--- DIRECTIVE ---
Give the material once more, word for word, without any images.

-- START PROVIDED MATERIAL --

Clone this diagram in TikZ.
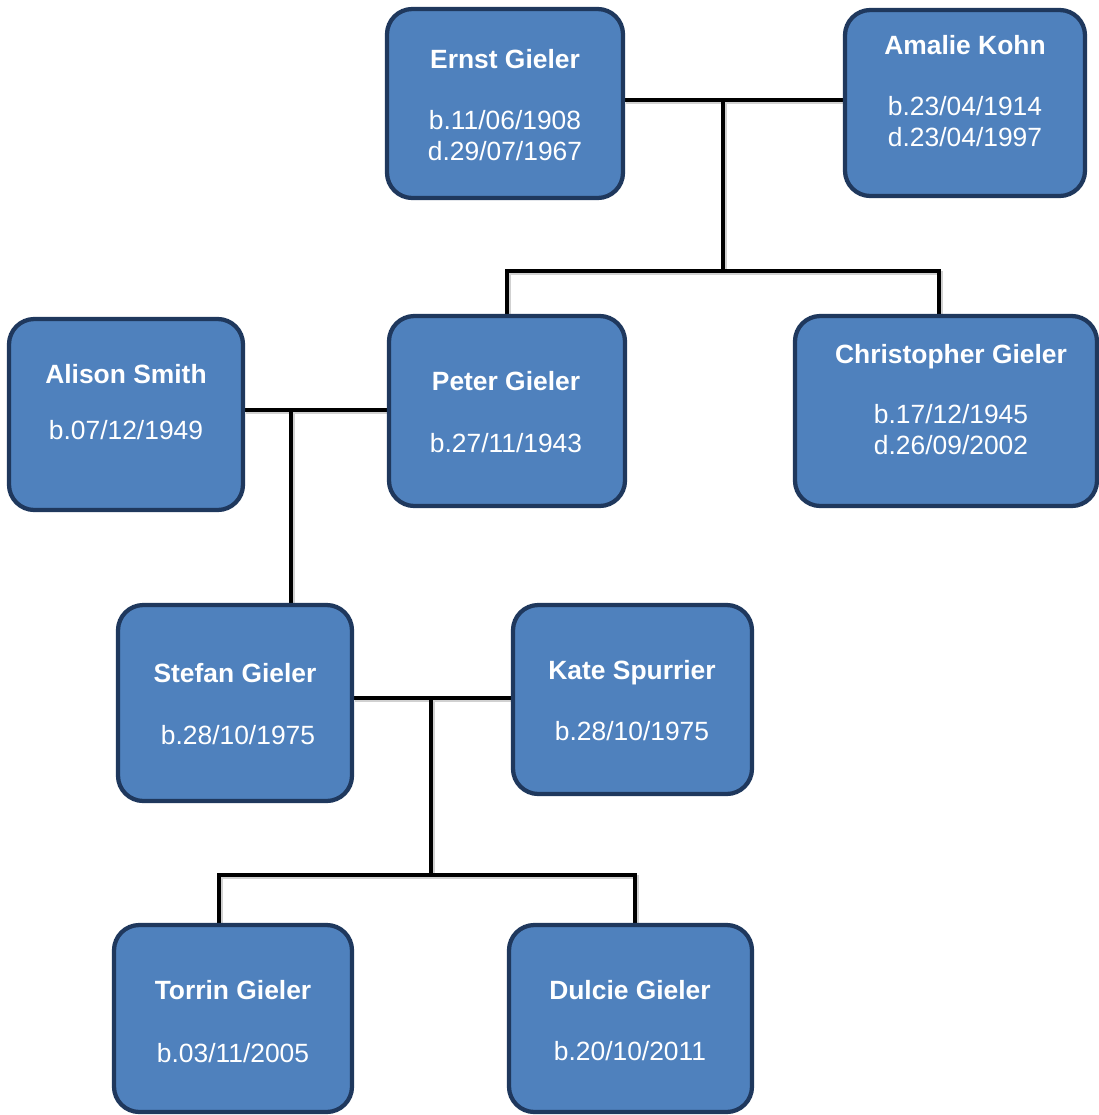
\documentclass[tikz,border=0pt]{standalone}
\usepackage{fontspec}
\setmainfont{Liberation Sans}
\usetikzlibrary{fit,backgrounds}
\definecolor{boxfill}{RGB}{79,129,189}
\definecolor{boxline}{RGB}{31,56,93}
\begin{document}
\begin{tikzpicture}[x=0.75pt,y=-0.75pt,
  box/.style={draw=boxline, fill=boxfill, line width=3.2pt, rounded corners=19pt, inner sep=0pt},
  title/.style={anchor=base, text=white, font=\fontsize{19.8}{23}\selectfont\bfseries},
  date/.style={anchor=base, text=white, font=\fontsize{19.8}{23}\selectfont},
  conn/.style={draw=black, line width=3.3pt, line join=miter,
    preaction={draw=black!18, line width=3.3pt, transform canvas={shift={(1pt,-1.6pt)}}}}]
\useasboundingbox (0,0) rectangle (1099,1115);

% boxes
\node[box, fit={(387,9) (623,198)}] (ernst) {};
\node[box, fit={(845,10) (1085,196)}] (amalie) {};
\node[box, fit={(9,319) (243,510)}] (alison) {};
\node[box, fit={(389,316) (625,506)}] (peter) {};
\node[box, fit={(795,316) (1097,506)}] (chris) {};
\node[box, fit={(118,605) (352,801)}] (stefan) {};
\node[box, fit={(513,605) (752,794)}] (kate) {};
\node[box, fit={(114,925) (352,1112)}] (torrin) {};
\node[box, fit={(509,925) (752,1112)}] (dulcie) {};

% texts
\node[title] (ernstN) at (505,68) {Ernst Gieler};
\node[date] (ernstB) at (505,129) {b.11/06/1908};
\node[date] (ernstD) at (505,160) {d.29/07/1967};

\node[title] (amalieN) at (965,54) {Amalie Kohn};
\node[date] (amalieB) at (965,115) {b.23/04/1914};
\node[date] (amalieD) at (965,146) {d.23/04/1997};

\node[title] (alisonN) at (126,383) {Alison Smith};
\node[date] (alisonB) at (126,439) {b.07/12/1949};

\node[title] (peterN) at (506,390) {Peter Gieler};
\node[date] (peterB) at (506,452) {b.27/11/1943};

\node[title] (chrisN) at (951,363) {Christopher Gieler};
\node[date] (chrisB) at (951,423) {b.17/12/1945};
\node[date] (chrisD) at (951,454) {d.26/09/2002};

\node[title] (stefanN) at (235,682) {Stefan Gieler};
\node[date] (stefanB) at (238,744) {b.28/10/1975};

\node[title] (kateN) at (632,679) {Kate Spurrier};
\node[date] (kateB) at (632,740) {b.28/10/1975};

\node[title] (torrinN) at (233,999) {Torrin Gieler};
\node[date] (torrinB) at (233,1062) {b.03/11/2005};

\node[title] (dulcieN) at (630,999) {Dulcie Gieler};
\node[date] (dulcieB) at (630,1060) {b.20/10/2011};

% connector points
\coordinate (m1) at (723,100);
\coordinate (j1) at (723,271);
\coordinate (cn) at (939,316);
\coordinate (m2) at (291,410);
\coordinate (m3) at (431,698);
\coordinate (j3) at (431,875);
\coordinate (tn) at (219,925);
\coordinate (dn) at (635,925);

\begin{scope}[on background layer]
\draw[conn] (ernst.east |- m1) -- (amalie.west |- m1);
\draw[conn] (m1) -- (j1);
\draw[conn] (peter.north) |- (j1) -| (cn);
\draw[conn] (alison.east |- m2) -- (peter.west |- m2);
\draw[conn] (m2) -- (m2 |- stefan.north);
\draw[conn] (stefan.east |- m3) -- (kate.west |- m3);
\draw[conn] (m3) -- (j3);
\draw[conn] (tn) |- (j3) -| (dn);
\end{scope}
\end{tikzpicture}
\end{document}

-- END PROVIDED MATERIAL --

--- WRITTEN RESPONSE ---
Clone this diagram in TikZ.
\documentclass[tikz,border=0pt]{standalone}
\usepackage{fontspec}
\setmainfont{Liberation Sans}
\usetikzlibrary{fit,backgrounds}
\definecolor{boxfill}{RGB}{79,129,189}
\definecolor{boxline}{RGB}{31,56,93}
\begin{document}
\begin{tikzpicture}[x=0.75pt,y=-0.75pt,
  box/.style={draw=boxline, fill=boxfill, line width=3.2pt, rounded corners=19pt, inner sep=0pt},
  title/.style={anchor=base, text=white, font=\fontsize{19.8}{23}\selectfont\bfseries},
  date/.style={anchor=base, text=white, font=\fontsize{19.8}{23}\selectfont},
  conn/.style={draw=black, line width=3.3pt, line join=miter,
    preaction={draw=black!18, line width=3.3pt, transform canvas={shift={(1pt,-1.6pt)}}}}]
\useasboundingbox (0,0) rectangle (1099,1115);

% boxes
\node[box, fit={(387,9) (623,198)}] (ernst) {};
\node[box, fit={(845,10) (1085,196)}] (amalie) {};
\node[box, fit={(9,319) (243,510)}] (alison) {};
\node[box, fit={(389,316) (625,506)}] (peter) {};
\node[box, fit={(795,316) (1097,506)}] (chris) {};
\node[box, fit={(118,605) (352,801)}] (stefan) {};
\node[box, fit={(513,605) (752,794)}] (kate) {};
\node[box, fit={(114,925) (352,1112)}] (torrin) {};
\node[box, fit={(509,925) (752,1112)}] (dulcie) {};

% texts
\node[title] (ernstN) at (505,68) {Ernst Gieler};
\node[date] (ernstB) at (505,129) {b.11/06/1908};
\node[date] (ernstD) at (505,160) {d.29/07/1967};

\node[title] (amalieN) at (965,54) {Amalie Kohn};
\node[date] (amalieB) at (965,115) {b.23/04/1914};
\node[date] (amalieD) at (965,146) {d.23/04/1997};

\node[title] (alisonN) at (126,383) {Alison Smith};
\node[date] (alisonB) at (126,439) {b.07/12/1949};

\node[title] (peterN) at (506,390) {Peter Gieler};
\node[date] (peterB) at (506,452) {b.27/11/1943};

\node[title] (chrisN) at (951,363) {Christopher Gieler};
\node[date] (chrisB) at (951,423) {b.17/12/1945};
\node[date] (chrisD) at (951,454) {d.26/09/2002};

\node[title] (stefanN) at (235,682) {Stefan Gieler};
\node[date] (stefanB) at (238,744) {b.28/10/1975};

\node[title] (kateN) at (632,679) {Kate Spurrier};
\node[date] (kateB) at (632,740) {b.28/10/1975};

\node[title] (torrinN) at (233,999) {Torrin Gieler};
\node[date] (torrinB) at (233,1062) {b.03/11/2005};

\node[title] (dulcieN) at (630,999) {Dulcie Gieler};
\node[date] (dulcieB) at (630,1060) {b.20/10/2011};

% connector points
\coordinate (m1) at (723,100);
\coordinate (j1) at (723,271);
\coordinate (cn) at (939,316);
\coordinate (m2) at (291,410);
\coordinate (m3) at (431,698);
\coordinate (j3) at (431,875);
\coordinate (tn) at (219,925);
\coordinate (dn) at (635,925);

\begin{scope}[on background layer]
\draw[conn] (ernst.east |- m1) -- (amalie.west |- m1);
\draw[conn] (m1) -- (j1);
\draw[conn] (peter.north) |- (j1) -| (cn);
\draw[conn] (alison.east |- m2) -- (peter.west |- m2);
\draw[conn] (m2) -- (m2 |- stefan.north);
\draw[conn] (stefan.east |- m3) -- (kate.west |- m3);
\draw[conn] (m3) -- (j3);
\draw[conn] (tn) |- (j3) -| (dn);
\end{scope}
\end{tikzpicture}
\end{document}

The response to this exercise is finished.